Maybe in the future you can ask him what his plans are specifically? Or tell him beforehand that you’re hoping to get x time together?
Post # 11
I would be super upset. It’s not about the going out it’s about the being insensitive and ignoring your feelings. I don’t think you’re being petty or childish at all.
Now, having said that we are all human and have all done something to hurt our SO’s feelings without intending it. So, I am not trying to make him look like the bad guy here.
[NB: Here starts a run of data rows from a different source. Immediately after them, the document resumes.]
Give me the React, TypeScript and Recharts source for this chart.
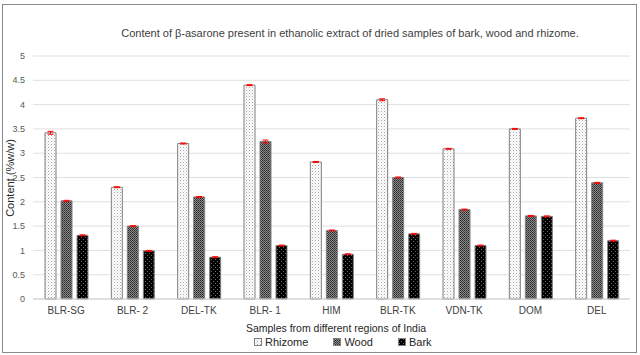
import React from 'react';
import { BarChart, Bar, XAxis, YAxis, CartesianGrid, ErrorBar } from 'recharts';

const categories = ['BLR-SG', 'BLR- 2', 'DEL-TK', 'BLR- 1', 'HIM', 'BLR-TK', 'VDN-TK', 'DOM', 'DEL'];
const rhizome = [3.42, 2.3, 3.2, 4.4, 2.82, 4.1, 3.09, 3.5, 3.72];
const wood = [2.02, 1.5, 2.1, 3.24, 1.41, 2.5, 1.84, 1.71, 2.39];
const bark = [1.31, 0.99, 0.86, 1.1, 0.92, 1.34, 1.1, 1.7, 1.2];
const rhizomeErr = [0.03, 0.01, 0.01, 0.01, 0.01, 0.02, 0.01, 0.01, 0.01];
const woodErr = [0.01, 0.01, 0.01, 0.03, 0.01, 0.01, 0.01, 0.01, 0.01];
const barkErr = [0.01, 0.01, 0.01, 0.01, 0.01, 0.01, 0.01, 0.01, 0.01];
const yTicks = [0, 0.5, 1, 1.5, 2, 2.5, 3, 3.5, 4, 4.5, 5];

const title = 'Content of \u03b2-asarone present in ethanolic extract of dried samples of bark, wood and rhizome.';
const xTitle = 'Samples from different regions of India';
const yTitle = 'Content (%w/w)';
const seriesNames = ['Rhizome', 'Wood', 'Bark'];

const data = categories.map((c, i) => ({
  name: c,
  rhizome: rhizome[i],
  wood: wood[i],
  bark: bark[i],
  rhizomeErr: rhizomeErr[i],
  woodErr: woodErr[i],
  barkErr: barkErr[i],
}));

const font = '"Liberation Sans", Arial, sans-serif';

const Patterns = () => (
  <svg width={0} height={0} style={{ position: 'absolute' }}>
    <defs>
      <pattern id="patRhizome" width="3" height="3" patternUnits="userSpaceOnUse">
        <rect width="3" height="3" fill="#ffffff" />
        <rect x="0" y="0" width="1" height="1" fill="#a6a6a6" />
        <rect x="1.5" y="1.5" width="1" height="1" fill="#c8c8c8" />
      </pattern>
      <pattern id="patWood" width="2" height="2" patternUnits="userSpaceOnUse">
        <rect width="2" height="2" fill="#8c8c8c" />
        <rect x="0" y="0" width="1" height="1" fill="#262626" />
        <rect x="1" y="1" width="1" height="1" fill="#404040" />
      </pattern>
      <pattern id="patBark" width="4" height="4" patternUnits="userSpaceOnUse">
        <rect width="4" height="4" fill="#000000" />
        <rect x="1" y="1" width="1" height="1" fill="#6a6a6a" />
        <rect x="3" y="3" width="1" height="1" fill="#6a6a6a" />
      </pattern>
    </defs>
  </svg>
);

const fills = ['url(#patRhizome)', 'url(#patWood)', 'url(#patBark)'];

export default function App() {
  return (
    <div style={{ position: 'absolute', left: 0, top: 0, width: 640, height: 355, background: '#fff', fontFamily: font }}>
      <Patterns />
      <div style={{ position: 'absolute', left: 2, top: 4, width: 635, height: 349, border: '1px solid #8a8a8a', boxSizing: 'border-box' }} />
      <div style={{ position: 'absolute', left: 0, width: 700, top: 27, textAlign: 'center', fontSize: 11, color: '#404040', whiteSpace: 'nowrap' }}>
        {title}
      </div>
      <BarChart
        width={640}
        height={355}
        data={data}
        margin={{ top: 56, right: 10, bottom: 26, left: 0 }}
        barGap={5}
        barSize={11}
      >
        <CartesianGrid vertical={false} stroke="#e0e0e0" />
        <XAxis
          dataKey="name"
          height={30}
          tickLine={false}
          axisLine={{ stroke: '#d0d0d0' }}
          tick={{ fontSize: 10, fill: '#404040', fontFamily: font }}
          interval={0}
        />
        <YAxis
          width={33}
          domain={[0, 5]}
          ticks={yTicks}
          axisLine={false}
          tickLine={false}
          tick={{ fontSize: 9, fill: '#595959', fontFamily: font }}
        />
        <Bar dataKey="rhizome" fill={fills[0]} stroke="#808080" strokeWidth={1} isAnimationActive={false}>
          <ErrorBar dataKey="rhizomeErr" width={3} stroke="#ff0000" strokeWidth={1} />
        </Bar>
        <Bar dataKey="wood" fill={fills[1]} stroke="#808080" strokeWidth={1} isAnimationActive={false}>
          <ErrorBar dataKey="woodErr" width={3} stroke="#ff0000" strokeWidth={1} />
        </Bar>
        <Bar dataKey="bark" fill={fills[2]} stroke="#808080" strokeWidth={1} isAnimationActive={false}>
          <ErrorBar dataKey="barkErr" width={3} stroke="#ff0000" strokeWidth={1} />
        </Bar>
      </BarChart>
      <div style={{ position: 'absolute', left: 0, width: 672, top: 322, textAlign: 'center', fontSize: 10.5, color: '#262626', whiteSpace: 'nowrap' }}>
        {xTitle}
      </div>
      <div
        style={{
          position: 'absolute',
          left: 10,
          top: 178,
          transform: 'translate(-50%, -50%) rotate(-90deg)',
          fontSize: 11,
          color: '#262626',
          whiteSpace: 'nowrap',
        }}
      >
        {yTitle}
      </div>
      <div style={{ position: 'absolute', left: 254, top: 336, display: 'flex', gap: 25, fontSize: 11, color: '#262626' }}>
        {seriesNames.map((n, i) => (
          <div key={n} style={{ display: 'flex', alignItems: 'center', gap: 3 }}>
            <svg width={8} height={8}>
              <rect x={0.5} y={0.5} width={7} height={7} fill={fills[i]} stroke="#808080" strokeWidth={1} />
            </svg>
            <span>{n}</span>
          </div>
        ))}
      </div>
    </div>
  );
}
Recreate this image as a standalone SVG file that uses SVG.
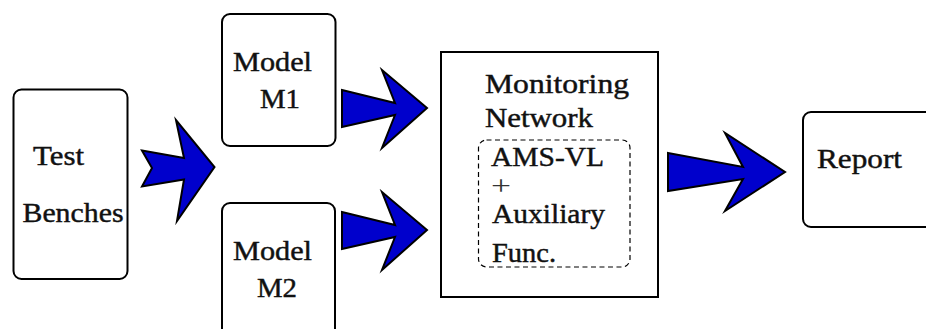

I think you do need to address it though, it was not fair and you don’t want to be doormat. I would just talk to him about how it made you feel. Let him know that it made you feel like he didn’t want to spend time with you and that it made you feel like your emotions were not important. My guess is he has no idea that what he did was really wrong.
Post # 12
@Daizy914: I’d be upset. He is probably in “boy time” mode already But doesn’t mean it’s right. The thing that bothers me about stuff like that is I feel people do what they want for the most part. Like I/you shouldn’t have to beg/remind. They should just want to see their SO knowing they will be gone for a bit And it should be common sense to come home.
Post # 13
My Fiance did this one day where we didn’t get to see eachother much. He went to a Hockey game and then went to his dad’s house to watch a football game. Instead of texting, I called. For us, it was a brief conversation of “I haven’t seen you all weekend, can you come home?” He got it pretty quickly. Some times texts just can’t express it.
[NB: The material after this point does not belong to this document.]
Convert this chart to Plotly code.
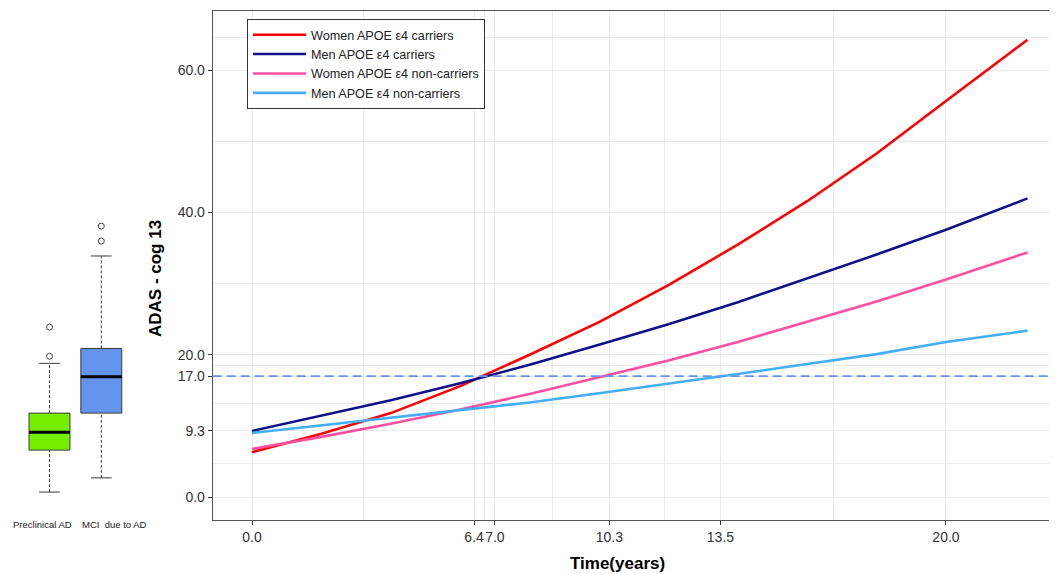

The only take away for the future would be setting up the expectation ahead of time with your Darling Husband about spending time together. Sometimes guys just don’t get it, and need that brick to hit them over the head.
Post # 14
I would be annoyed. He did the exact opposite of what he said he would do. I think it was a bit selfish of him 🙁
Post # 15
@Daizy914: Ugh, that would annoy me as well. Did I read that right? You expected him home betwen 8:30-9 and at 10, you texted him to see what was going on and it was at that point he told you he was going to his friends house? He should have texted you at 7:30PM (OR EARLIER) to let you know he wasn’t coming home right away. It’s just common courtesy. I’m assuming him and his friend made these plans to hang out sometime during the day so he had plenty of time to give you a heads up.
He honestly probably doesn’t see the big issue. Which is probably a bit hurtful because you probably feel like you’re the only ones who cares if you spend time together before he leaves 🙁 And also, if my SO ignored my msg’s until 1AM, there would be hell to pay. It would just seem so out of chracter for either of us to do that, so it’s hard for me to not get upset when I read about someone doing that. I just don’t think there’s ever any reason to ever flat out ignore and disprespect each other like that (especially when someone is feeling hurt)
In the future, if you want to hang out with him before he leaves, I would just tell him that. Just let him know that you are hoping to spend time together Monday and Tuesday evening because you’re going to miss him while he’s away. That way, he knows for sure and there isn’t any confusion. And as for right now, I would just let him know that you’re feeling hurt and angry. Let him know exactly why.
Post # 16
@Daizy914: I’d be upset and weirded out if my husband did this, however we do everything together (he races home to be with me). Maybe your husband just likes more time to do his own thing and doesn’t realize he’s being insensitive.